Packages. I got one while in maputo and a couple of letters. One from the Smith's (our neighbors) and one from the Forsythes. They were great. The package I got was from Gam and Happy Hodson. It was actually quite a blessing! It gave me my meals for the following days. Haha. If you go to maputo they will take you out to dinner that night but the rest is on your own. So instead of taking us to Shoprite or anything we only get one meal. So I got my "care package" with tons of cookies and candy, so that took care of a few breakfasts and some lunches. haha. Not healthy but sure was good! lol. Saved some trouble.
2 investigators coming to church. The barco makes things difficult.
Most spiritual experience. I don't know. Could be when we gave one person a blessing and he got better the next day. That was pretty cool. Other than that, I don't really feel too many powerful experiences. Elder Scott was pretty fantastic. But ya. A lot of people sometimes think that the mission is filled with a ton of incredibly powerful experiences.
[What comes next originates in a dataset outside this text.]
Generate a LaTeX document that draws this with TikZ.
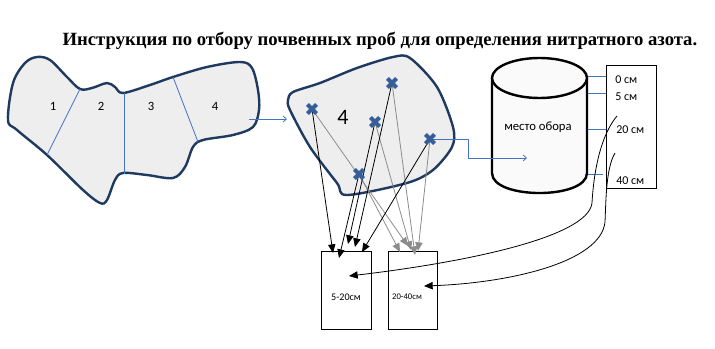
\documentclass[tikz,border=0pt]{standalone}
\usepackage{fontspec}
\setmainfont{Liberation Serif}
\newfontfamily\calfont{Carlito}
\usetikzlibrary{arrows.meta,shapes.misc}
\definecolor{fieldline}{HTML}{1F3A60}
\definecolor{fieldfill}{HTML}{EEEEEE}
\definecolor{divblue}{HTML}{4472C4}
\definecolor{markblue}{HTML}{365E98}
\definecolor{probegray}{HTML}{8C8C8C}
\definecolor{canfill}{HTML}{FAFAFA}
\tikzset{
  field/.style={draw=fieldline, fill=fieldfill, line width=1.8pt},
  divline/.style={draw=divblue, line width=0.6pt},
  bluearrow/.style={divline, -{Straight Barb[length=2.5pt,width=4.5pt]}},
  smark/.style={cross out, draw=markblue, line width=3pt, minimum size=3.8pt, inner sep=0pt},
  toblack/.style={-{Triangle[length=6.5pt,width=5.5pt]}, line width=0.6pt},
  togray/.style={-{Triangle[length=6.5pt,width=5.5pt]}, draw=probegray, line width=0.6pt},
  bag/.style={draw, line width=0.75pt, minimum width=37.5pt, minimum height=58.5pt, inner sep=0pt},
  lbl/.style={font=\calfont\fontsize{9.5}{11}\selectfont},
  depthlbl/.style={font=\calfont\fontsize{9}{10}\selectfont, anchor=west, inner sep=0pt}
}
\begin{document}
\begin{tikzpicture}[x=0.75pt,y=-0.75pt]
\useasboundingbox (0,0) rectangle (715,349);
\node[anchor=base, font=\bfseries\fontsize{14}{16}\selectfont] (title) at (380,46)
  {Инструкция по отбору почвенных проб для определения нитратного азота.};
\draw[field] plot[smooth cycle, tension=0.55] coordinates {
  (8,120) (13,83) (25,63) (37,57) (50,60) (67,77) (80,89) (92,88) (107,83)
  (115,87) (123,93) (150,85) (173,77) (207,67) (240,62) (252,68) (258,90)
  (259,110) (253,127) (233,135) (203,140) (193,147) (185,167) (173,178)
  (147,175) (123,173) (115,180) (107,200) (100,203) (83,190) (47,155) (17,130)};
\draw[divline] (80,89) -- (47,155);
\draw[divline] (124,93) -- (124,174);
\draw[divline] (173,77) -- (198,142);
\node[lbl] (p1) at (53,106) {1};
\node[lbl] (p2) at (101,106) {2};
\node[lbl] (p3) at (151,106) {3};
\node[lbl] (p4) at (215,106) {4};
\coordinate (lout) at (249,119);
\coordinate (fin) at (287,119);
\draw[bluearrow] (lout) -- (fin);
\draw[field] plot[smooth cycle, tension=0.5] coordinates {
  (288,100) (293,92) (320,83) (357,68) (393,57) (410,58) (437,87) (453,127)
  (452,147) (433,170) (407,183) (347,195) (337,183) (310,147) (290,110)};
\node[font=\calfont\fontsize{16.5}{18}\selectfont] (f4) at (343,117) {4};
% cylinder
\draw[line width=1.8pt, fill=canfill] (492,78) -- (492,173)
  .. controls (492,199.7) and (587,199.7) .. (587,173) -- (587,78);
\draw[line width=1.8pt, fill=canfill] (539.5,78) ellipse [x radius=47.5, y radius=20];
\node[lbl] (can) at (538,127) {место обора};
\node[draw, line width=0.75pt, minimum width=37.5pt, minimum height=92.25pt] (depth) at (631,127.5) {};
\node[depthlbl] (d0) at (615,80) {0 см};
\node[depthlbl] (d5) at (615,97) {5 см};
\node[depthlbl] (d20) at (616,130) {20 см};
\node[depthlbl] (d40) at (616,181) {40 см};
\foreach \y/\e in {76/606,93/606,129/606,174/603}
  \draw[divline] (588,\y) -- (\e,\y);
% sample bags
\node[bag] (bag1) at (346,291) {};
\node[bag, minimum width=36.75pt] (bag2) at (412.5,291) {};
\node[font=\calfont\fontsize{7.6}{9}\selectfont] (b1txt) at (346,297) {5-20см};
\node[font=\calfont\fontsize{6.5}{8}\selectfont] (b2txt) at (407,297) {20-40см};
\coordinate (m1) at (312,109);
\coordinate (m2) at (392,83);
\coordinate (m3) at (375,122);
\coordinate (m4) at (430,139);
\coordinate (m5) at (359,174);
\coordinate (k1) at (333,253);
\coordinate (k2) at (339,258);
\coordinate (k3) at (348,244);
\coordinate (k4) at (355,247);
\coordinate (k5) at (362,252);
\coordinate (g1) at (400,252);
\coordinate (g2) at (408,246);
\coordinate (g3) at (411,250);
\coordinate (g4) at (415,255);
\coordinate (g5) at (418,251);
\foreach \s/\t in {m1/g2,m5/g1,m3/g3,m2/g4,m4/g5}
  \draw[togray] (\s) -- (\t);
\foreach \s/\t in {m1/k1,m5/k2,m3/k3,m2/k4,m4/k5}
  \draw[toblack] (\s) -- (\t);
\coordinate (cin) at (527,158);
\draw[bluearrow] (m4) -- ++(38,0) |- (cin);
\foreach \m in {1,...,5}
  \node[smark] (x\m) at (m\m) {};
% curves from the depth scale
\coordinate (s20) at (617,116);
\coordinate (s40) at (615,153);
\coordinate (e20) at (349,276);
\coordinate (e40) at (424,286);
\draw[toblack] (s20) .. controls (597,140) and (593,185) .. (592,203)
  .. controls (588,238) and (460,263) .. (e20);
\draw[toblack] (s40) .. controls (606,168) and (606,200) .. (605,222)
  .. controls (601,262) and (510,283) .. (e40);
\end{tikzpicture}
\end{document}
I am finding the opposite. In fact, I think some missionaries forget to look for the miracles we get everyday and they can become frustrated because it might not be the way they planned. Quite honestly, this has given me a wonderful chance to feel the frequent tender mercies that happen every day rather than the few and far between powerful experiences. Truly, that is what is amazing and powerful. The small and simple things. Those are the things that confound the wise and leave each one of us in awe. That's how Elder Scott was. Simple. That's how every apostle or prophet I have met has been. Simple. That's how things go around here in Africa. I know what the Spirit feels like so the more I go on in this mission thing, I can feel the Spirit when he decides to whisper and prod. It is really quite wonderful. I almost like it better this way. That is what is meant by living after the manner of happiness.
Anyways. Love you all. Go be awesome! And KEEP THE COMMANDMENTS!!!!!
Love Elder Miller
PS Dad. Good luck! The Lord said, If ye keep my commandments, ye shall prosper in the land!! Go get em!